Ralph looked at the sign.
No Pizza? He thought.
No Pizza?
He peeked up through the grate.
He looked across the schoolyard and he could see the Lady in
Blue yelling at the girl with brown hair. And nearby, was the other girl
with the brown hair. The one who had left the pizza. Two girls
with brown hair?
And that’s when Ralphie
figured it out. He looked at the pizza in the sunlight and saw
the white powder on it. He recognized that powder. It was the
coagulating powder. The Lady in Blue must had gotten another
girl with brown hair to leave the pizza.
He began to dig and dig and
made a hole to bury the pizza. He didn’t want anybody else
eating that poisoned pizza. No way, he thought.

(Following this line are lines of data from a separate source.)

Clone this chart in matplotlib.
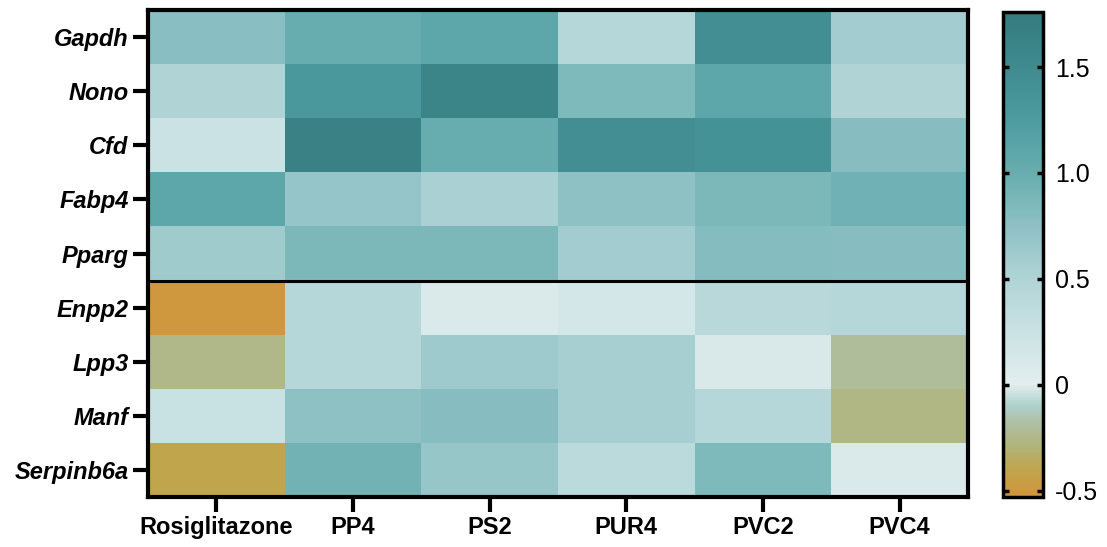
import numpy as np
import matplotlib.pyplot as plt
from matplotlib.colors import LinearSegmentedColormap, Normalize

plt.rcParams['font.family'] = ['Liberation Sans', 'DejaVu Sans']

genes = ['Gapdh', 'Nono', 'Cfd', 'Fabp4', 'Pparg', 'Enpp2', 'Lpp3', 'Manf', 'Serpinb6a']
treatments = ['Rosiglitazone', 'PP4', 'PS2', 'PUR4', 'PVC2', 'PVC4']

gapdh = [0.78, 1.00, 1.10, 0.45, 1.45, 0.60]
nono = [0.50, 1.30, 1.60, 0.85, 1.10, 0.50]
cfd = [0.25, 1.65, 1.00, 1.45, 1.40, 0.80]
fabp4 = [1.10, 0.70, 0.55, 0.75, 0.87, 0.95]
pparg = [0.62, 0.87, 0.87, 0.60, 0.82, 0.80]
enpp2 = [-0.50, 0.45, 0.08, 0.15, 0.42, 0.45]
lpp3 = [-0.25, 0.45, 0.63, 0.57, 0.10, -0.20]
manf = [0.27, 0.75, 0.80, 0.57, 0.45, -0.27]
serpinb6a = [-0.40, 0.93, 0.68, 0.40, 0.85, 0.08]

vmin, vmax = -0.53, 1.76

# gold -> pale -> teal gradient
stops = [(-0.53, '#d4943a'), (-0.40, '#bfa64e'), (-0.28, '#b0b580'),
         (-0.18, '#b0c0a4'), (-0.10, '#aed2cc'), (0.0, '#e2eeee'),
         (0.25, '#cae2e4'), (0.5, '#b0d4d6'), (0.75, '#8ec1c4'),
         (1.0, '#68adb0'), (1.25, '#4e9ca0'), (1.5, '#3f8b8f'), (1.76, '#357a7e')]
cmap = LinearSegmentedColormap.from_list(
    'goldteal', [((v - vmin) / (vmax - vmin), c) for v, c in stops])

data = np.array([gapdh, nono, cfd, fabp4, pparg, enpp2, lpp3, manf, serpinb6a])

fig = plt.figure(figsize=(11.07, 5.47), dpi=100)
ax = fig.add_axes([0.1337, 0.0914, 0.7407, 0.8903])
norm = Normalize(vmin=vmin, vmax=vmax)
mesh = ax.pcolormesh(data, cmap=cmap, norm=norm)
ax.set_xlim(0, len(treatments))
ax.set_ylim(len(genes), 0)

ax.axhline(5, color='black', lw=2.2)

ax.set_xticks(np.arange(len(treatments)) + 0.5)
ax.set_xticklabels(treatments, fontsize=17, fontweight='bold')
ax.set_yticks(np.arange(len(genes)) + 0.5)
ax.set_yticklabels(genes, fontsize=17, fontweight='bold', fontstyle='italic')
ax.tick_params(axis='both', length=11, width=3, pad=3)
for s in ax.spines.values():
    s.set_linewidth(3)

cax = fig.add_axes([0.906, 0.0914, 0.036, 0.8867])
cb = fig.colorbar(mesh, cax=cax)
cb.set_ticks([-0.5, 0, 0.5, 1.0, 1.5])
cb.set_ticklabels(['-0.5', '0', '0.5', '1.0', '1.5'])
cb.outline.set_linewidth(2.5)
cax.tick_params(axis='y', which='both', direction='in', length=4, width=2.5,
                left=True, right=True, labelsize=18, pad=9)

fig.savefig('out.png', dpi=100)
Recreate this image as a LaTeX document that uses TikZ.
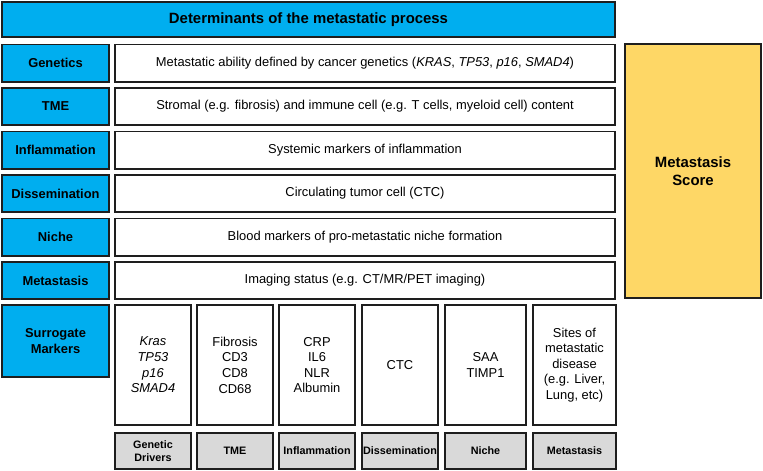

Later that day, after school
was out. The girl with brown hair – the real girl – showed
up at the grate.
She looked at Ralphie and he
looked at her. He didn’t say anything. For once words failed
him. Finally he spoke. “Thanks.”
“If I could write better,” she
said, “then I could have written you a real note.”
“Yeah,” said Ralphie. “if
you could write better.”
“And if I could read better?” she
said.
“Yeah,” said Ralphie. “Well
maybe I could make some time to teach you a few things,” he
said.
And that’s the day when
Ralphie’s life changed. Because that’s the day Ralphie
learned that of all the millions of people in the world … there
was one person he could finally trust.